Starr left the Yards in 1945, was forced underground for a time in the McCarthy
period, raised four children and returned to work as a secretary at the
prestigious University of Chicago. She still had “a platform” at the
university, organizing all non-professional staff. Despite predictable
resistance from the bastion of liberalism in higher education she applied the
grassroots organizing skills she learned as a teenager in the stockyards to
achieve victory for clerical workers. Teamsters Local 743 was recognized in
1978. Vicky Starr became the first shop steward of the new local.
But Starr’s contribution to the American working class, Black and White, male
and female did not remain unnoticed beyond the shop/office. Alice and Staughton
Lynd captured her remembrances of CIO organizing in the 1973 book Rank
and File and the clerical workers struggle in the 2000 book New
Rank and File.
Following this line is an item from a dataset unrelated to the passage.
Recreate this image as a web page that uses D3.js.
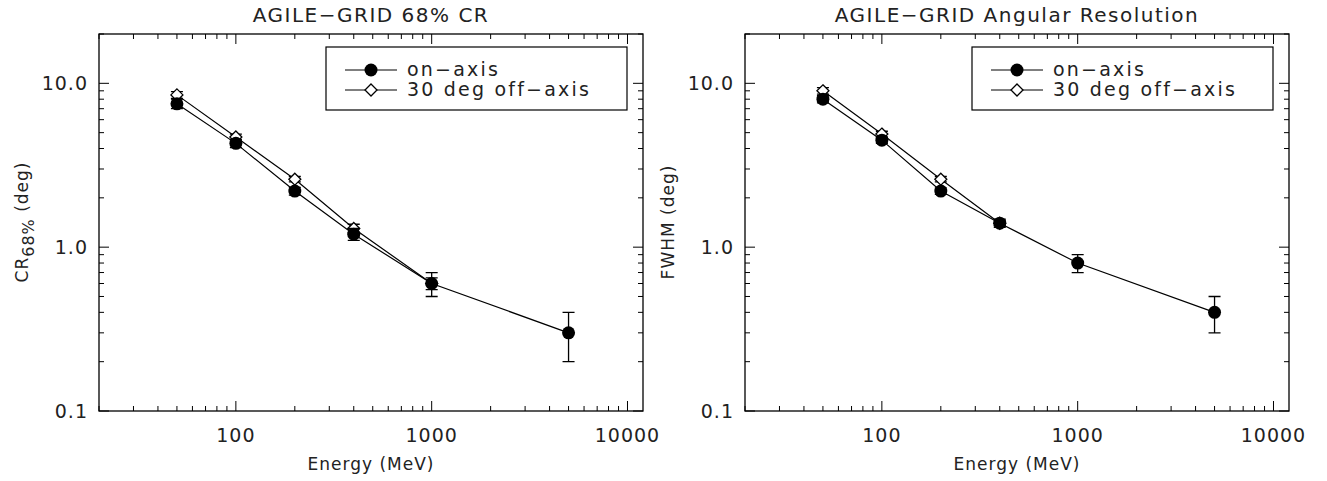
<!DOCTYPE html>
<html><head><meta charset="utf-8">
<script src="https://cdn.jsdelivr.net/npm/d3@7"></script>
<style>body{margin:0;background:#fff}text{font-family:"DejaVu Sans",sans-serif;fill:#222;letter-spacing:1px}</style>
</head><body><svg id="c" width="1327" height="481"></svg>
<script>
var energy = [50, 100, 200, 400, 1000, 5000];
var energyOff = [50, 100, 200, 400, 1000];
var crOn = [7.5, 4.3, 2.2, 1.2, 0.6, 0.3];
var crOnErr = [0.5, 0.25, 0.12, 0.1, 0.1, 0.1];
var crOff = [8.5, 4.7, 2.6, 1.3, 0.6];
var crOffErr = [0.4, 0.2, 0.1, 0.08, 0.05];
var fwOn = [8.0, 4.5, 2.2, 1.4, 0.8, 0.4];
var fwOnErr = [0.4, 0.2, 0.1, 0.08, 0.1, 0.1];
var fwOff = [9.0, 4.9, 2.6, 1.4];
var fwOffErr = [0.4, 0.2, 0.1, 0.05];
var xTicks = [100, 1000, 10000];
var yTicks = [0.1, 1, 10];

var svg = d3.select('#c');

function panel(ox, title, ylab, sub, on, onErr, off, offErr) {
    var g = svg.append('g').attr('transform', 'translate(' + ox + ',0)');
    var x = d3.scaleLog().domain([20, 12000]).range([99, 643]);
    var y = d3.scaleLog().domain([0.1, 20]).range([411, 34]);

    g.append('rect').attr('x', 99).attr('y', 34).attr('width', 544).attr('height', 377)
        .attr('fill', 'none').attr('stroke', '#000').attr('stroke-width', 1.3);

    var xMinor = [], yMinor = [];
    [10, 100, 1000, 10000].forEach(function(d) {
        for (var k = 1; k < 10; k++) { var v = d * k; if (v >= 20 && v <= 12000) xMinor.push(v); }
    });
    [0.1, 1, 10].forEach(function(d) {
        for (var k = 1; k < 10; k++) { var v = d * k; if (v >= 0.1 && v <= 20) yMinor.push(v); }
    });
    xMinor.forEach(function(v) {
        var len = xTicks.indexOf(v) >= 0 ? 10 : 5;
        g.append('line').attr('x1', x(v)).attr('x2', x(v)).attr('y1', 411).attr('y2', 411 - len).attr('stroke', '#000');
        g.append('line').attr('x1', x(v)).attr('x2', x(v)).attr('y1', 34).attr('y2', 34 + len).attr('stroke', '#000');
    });
    yMinor.forEach(function(v) {
        var len = yTicks.indexOf(v) >= 0 ? 10 : 5;
        g.append('line').attr('y1', y(v)).attr('y2', y(v)).attr('x1', 99).attr('x2', 99 + len).attr('stroke', '#000');
        g.append('line').attr('y1', y(v)).attr('y2', y(v)).attr('x1', 643).attr('x2', 643 - len).attr('stroke', '#000');
    });
    xTicks.forEach(function(v) {
        g.append('text').attr('x', x(v)).attr('y', 442).attr('text-anchor', 'middle')
            .attr('font-size', 19).text(v);
    });
    yTicks.forEach(function(v) {
        g.append('text').attr('x', 88).attr('y', y(v) + 7).attr('text-anchor', 'end')
            .attr('font-size', 19).text(v.toFixed(1));
    });
    g.append('text').attr('x', 371).attr('y', 22).attr('text-anchor', 'middle')
        .attr('font-size', 20).style('letter-spacing', '1.5px').text(title);
    g.append('text').attr('x', 371).attr('y', 470).attr('text-anchor', 'middle')
        .attr('font-size', 17).text('Energy (MeV)');
    var yl = g.append('text').attr('transform', 'translate(28,222) rotate(-90)')
        .attr('text-anchor', 'middle').attr('font-size', 17).text(ylab);
    if (sub) yl.append('tspan').attr('dy', 6).attr('font-size', 16).text(sub);
    if (sub) yl.append('tspan').attr('dy', -6).text(' (deg)');

    var line = d3.line().x(function(d) { return x(d[0]); }).y(function(d) { return y(d[1]); });
    function series(xs, ys, es, filled) {
        var pts = xs.map(function(v, i) { return [v, ys[i], es[i]]; });
        g.append('path').attr('d', line(pts)).attr('fill', 'none').attr('stroke', '#000').attr('stroke-width', 1.2);
        pts.forEach(function(p) {
            var cx = x(p[0]), y0 = y(p[1] - p[2]), y1 = y(p[1] + p[2]);
            g.append('path').attr('d', 'M' + cx + ',' + y0 + 'V' + y1 + 'M' + (cx - 6) + ',' + y0 + 'H' + (cx + 6) + 'M' + (cx - 6) + ',' + y1 + 'H' + (cx + 6))
                .attr('stroke', '#000').attr('stroke-width', 1.3).attr('fill', 'none');
            mark(cx, y(p[1]), filled);
        });
    }
    function mark(cx, cy, filled) {
        if (filled) g.append('circle').attr('cx', cx).attr('cy', cy).attr('r', 6.5).attr('fill', '#000');
        else g.append('path').attr('d', 'M' + cx + ',' + (cy - 6) + 'L' + (cx + 6) + ',' + cy + 'L' + cx + ',' + (cy + 6) + 'L' + (cx - 6) + ',' + cy + 'Z')
            .attr('fill', '#fff').attr('stroke', '#000').attr('stroke-width', 1.3);
    }
    series(energyOff.slice(0, off.length), off, offErr, false);
    series(energy, on, onErr, true);

    g.append('rect').attr('x', 326).attr('y', 47).attr('width', 301).attr('height', 63)
        .attr('fill', '#fff').attr('stroke', '#000').attr('stroke-width', 1.2);
    [['on\u2212axis', true, 70], ['30 deg off\u2212axis', false, 90]].forEach(function(r) {
        g.append('line').attr('x1', 345).attr('x2', 397).attr('y1', r[2]).attr('y2', r[2]).attr('stroke', '#000');
        mark(371, r[2], r[1]);
        g.append('text').attr('x', 407).attr('y', r[2] + 6).attr('font-size', 19)
            .style('letter-spacing', '2.2px').text(r[0]);
    });
}

panel(0, 'AGILE\u2212GRID 68% CR', 'CR', '68%', crOn, crOnErr, crOff, crOffErr);
panel(646, 'AGILE\u2212GRID Angular Resolution', 'FWHM (deg)', null, fwOn, fwOnErr, fwOff, fwOffErr);
</script></body></html>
And especially, “Stella Nowicki” was one of three stars
(the others were Sylvia Woods and Kate Hyndman) in the wonderful documentary (Union
Maids, 1977) about women organizing in the CIO in the 1930s.
This last project made Vicky Starr a major celebrity. It brought to the
attention of new generations of activists the fighting spirit of the 1930s, the
central role Communists played in the battles, and the absolute centrality to
organizing the working class of fighting racism and sexism.
Still relevant today, Union Maids (and the Lynds collections
of interviews), can help inspire, educate, and inform activists about tactics,
strategy, and basic principles of organizing.
Vicky Starr concluded her 1973 interview saying: “It was a privilege and a
wonderful experience to participate in the excitement of those times.”
It is important to remember Vicky Starr for what she did for the working class,
particularly industrial and clerical workers. And reflections on her life and
work can still inform activists as they struggle for economic justice today.